Selecteer een pagina

In het begin van de 19de eeuw kwam de Nederlandse architect Jean-Pierre Cluysenaar met het idee om een deel van het krappe en slecht verlichte stadscentrum van Brussel te moderniseren. Met een nieuw type gebouw wilde hij de stad niet alleen een eigentijdse uitstraling geven, maar ook leden van de hogere kringen en de adel aantrekken naar dit minder bezochte deel van de oude stad.

 

In 1836 richtte hij samen met bankier Jean-André Demot de “Société des Galeries Saint-Hubert” op.

Het kostte hen negen jaar om al het land te kopen zodat ze met de werkzaamheden konden beginnen. De galerij werd binnen een jaar voltooid en werd op 20 juni 1847 door Koning Leopold I geopend.

 

De winkelpassage, gebouwd in Florentijnse renaissancestijl, is 213 meter lang en bestaat uit een gang met twee verdiepingen die door een glazen dak beschermd zijn tegen het weer. Dit maakte het mogelijk om op elk moment in een straatcafé te zitten, zelfs in het barre klimaat van Brussel.

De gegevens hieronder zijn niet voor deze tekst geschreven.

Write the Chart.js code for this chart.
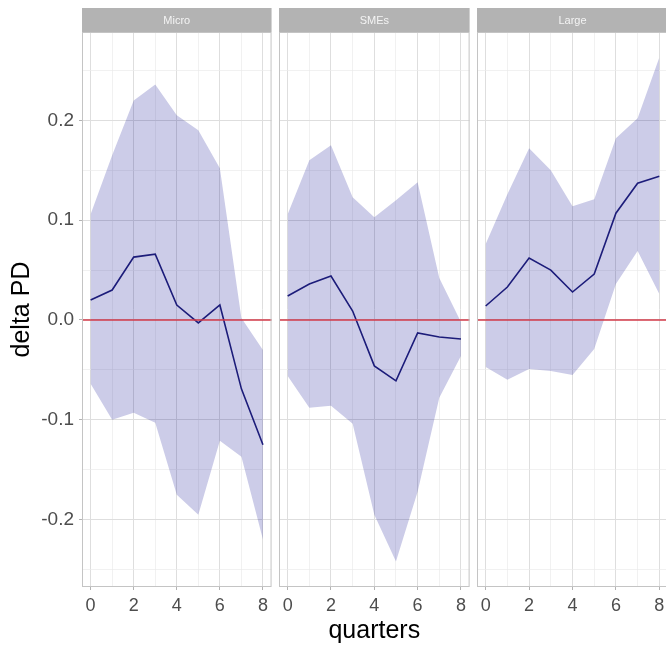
<!DOCTYPE html>
<html>
<head>
<meta charset="utf-8">
<script src="https://cdn.jsdelivr.net/npm/chart.js@4/dist/chart.umd.min.js"></script>
<style>
  body { margin: 0; background: #fff; overflow: hidden; width: 666px; height: 646px; position: relative; }
  canvas { position: absolute; top: 0; }
</style>
</head>
<body>
<canvas id="c0" width="273" height="646" style="left:0"></canvas>
<canvas id="c1" width="201" height="646" style="left:270px"></canvas>
<canvas id="c2" width="200" height="646" style="left:470px"></canvas>
<script>
// data
const panels = ['Micro', 'SMEs', 'Large'];
const quarters = [0, 1, 2, 3, 4, 5, 6, 7, 8];

const microMean  = [0.020, 0.030, 0.063, 0.066, 0.015, -0.003, 0.015, -0.069, -0.125];
const microUpper = [0.106, 0.165, 0.220, 0.236, 0.205, 0.190, 0.152, 0.002, -0.030];
const microLower = [-0.064, -0.100, -0.093, -0.103, -0.175, -0.195, -0.121, -0.137, -0.220];

const smesMean  = [0.024, 0.036, 0.044, 0.009, -0.046, -0.061, -0.013, -0.017, -0.019];
const smesUpper = [0.106, 0.160, 0.175, 0.123, 0.103, 0.120, 0.138, 0.042, -0.002];
const smesLower = [-0.056, -0.088, -0.086, -0.104, -0.195, -0.242, -0.172, -0.078, -0.036];

const largeMean  = [0.014, 0.033, 0.062, 0.050, 0.028, 0.046, 0.107, 0.137, 0.144];
const largeUpper = [0.076, 0.126, 0.172, 0.150, 0.114, 0.121, 0.182, 0.202, 0.263];
const largeLower = [-0.047, -0.060, -0.049, -0.051, -0.055, -0.029, 0.036, 0.069, 0.026];

const xTicks = [0, 1, 2, 3, 4, 5, 6, 7, 8];
const yTicks = [-0.25, -0.2, -0.15, -0.1, -0.05, 0, 0.05, 0.1, 0.15, 0.2, 0.25];

const series = [
  [microMean, microUpper, microLower],
  [smesMean, smesUpper, smesLower],
  [largeMean, largeUpper, largeLower]
];

const FONT = '"Liberation Sans", Arial, Helvetica, sans-serif';
const pts = arr => quarters.map((q, i) => ({ x: q, y: arr[i] }));
const isMajorY = v => Math.abs(v * 10 - Math.round(v * 10)) < 1e-6;

// strip, panel border and zero line
const panelPlugin = {
  id: 'panel',
  beforeDraw(chart) {
    const { ctx, chartArea: a } = chart;
    ctx.save();
    ctx.fillStyle = '#b3b3b3';
    ctx.fillRect(a.left, 8, a.right - a.left, a.top - 8);
    ctx.fillStyle = '#f4f4f4';
    ctx.font = '11px ' + FONT;
    ctx.textAlign = 'center';
    ctx.textBaseline = 'middle';
    ctx.fillText(chart.options.plugins.panel.label, (a.left + a.right) / 2, (8 + a.top) / 2 + 1);
    ctx.restore();
  },
  afterDatasetsDraw(chart) {
    const { ctx, chartArea: a, scales } = chart;
    const y0 = scales.y.getPixelForValue(0);
    ctx.save();
    ctx.strokeStyle = '#d23a48';
    ctx.lineWidth = 1.6;
    ctx.beginPath();
    ctx.moveTo(a.left, y0);
    ctx.lineTo(a.right, y0);
    ctx.stroke();
    ctx.strokeStyle = '#c4c4c4';
    ctx.lineWidth = 1;
    ctx.strokeRect(a.left + 0.5, a.top + 0.5, a.right - a.left - 1, a.bottom - a.top - 1);
    ctx.restore();
  }
};

function makeChart(idx, pad) {
  const [mean, upper, lower] = series[idx];
  const first = idx === 0;
  return new Chart(document.getElementById('c' + idx), {
    type: 'line',
    data: {
      datasets: [
        { data: pts(mean), borderColor: '#1c1c7a', borderWidth: 1.6, pointRadius: 0, fill: false },
        { data: pts(upper), borderWidth: 0, pointRadius: 0, backgroundColor: 'rgba(0,0,139,0.2)', fill: '+1' },
        { data: pts(lower), borderWidth: 0, pointRadius: 0, fill: false }
      ]
    },
    options: {
      responsive: false,
      animation: false,
      layout: { padding: pad },
      plugins: { legend: { display: false }, tooltip: { enabled: false }, panel: { label: panels[idx] } },
      scales: {
        x: {
          type: 'linear', min: -0.4, max: 8.4,
          afterBuildTicks: s => { s.ticks = xTicks.map(v => ({ value: v })); },
          afterFit: s => { s.height = 59; },
          border: { display: false },
          grid: {
            color: c => c.tick.value % 2 === 0 ? '#dedede' : '#ebebeb',
            lineWidth: c => c.tick.value % 2 === 0 ? 1 : 0.7,
            tickLength: 3,
            tickColor: c => c.tick.value % 2 === 0 ? '#b3b3b3' : 'rgba(0,0,0,0)'
          },
          ticks: {
            padding: 5, maxRotation: 0, autoSkip: false,
            color: '#4d4d4d', font: { family: FONT, size: 18 },
            callback: v => v % 2 === 0 ? String(v) : ''
          },
          title: {
            display: idx === 1, text: 'quarters', color: '#000',
            font: { family: FONT, size: 25 }, padding: { top: 0, bottom: 0 }
          }
        },
        y: {
          type: 'linear', min: -0.2675, max: 0.2885,
          afterBuildTicks: s => { s.ticks = yTicks.map(v => ({ value: v })); },
          afterFit: s => { s.width = first ? 82 : 0; },
          border: { display: false },
          grid: {
            color: c => isMajorY(c.tick.value) ? '#dedede' : '#ebebeb',
            lineWidth: c => isMajorY(c.tick.value) ? 1 : 0.7,
            tickLength: first ? 3 : 0,
            tickColor: c => isMajorY(c.tick.value) ? '#b3b3b3' : 'rgba(0,0,0,0)'
          },
          ticks: {
            display: first, padding: 5, autoSkip: false,
            color: '#4d4d4d', font: { family: FONT, size: 19 },
            callback: v => isMajorY(v) ? v.toFixed(1) : ''
          },
          title: {
            display: first, text: 'delta PD', color: '#000',
            font: { family: FONT, size: 25 }, padding: { top: 7, bottom: 0 }
          }
        }
      }
    },
    plugins: [panelPlugin]
  });
}

makeChart(0, { top: 32, right: 1, left: 0, bottom: 0 });
makeChart(1, { top: 32, right: 1, left: 9, bottom: 0 });
makeChart(2, { top: 32, right: 2, left: 7, bottom: 0 });
</script>
</body>
</html>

De galerij zelf bestaat uit drie delen: de “Galerie de la Reine” (Koninginnegalerij), de “Galerie du Roi” (Koninginnegalerij) en de “Galerie du Prince” (Prinsengalerij).

 

Vanaf het begin trok de Passage talrijke luxewinkels aan die Brussel de flair van een Europese metropool gaven.

Vandaag, samen met de beroemde Passage in Sint-Petersburg en de Galleria Vittorio Emanuele II in Milaan, wordt het beschouwd als een model voor alle latere winkelgalerijen en winkelcentra.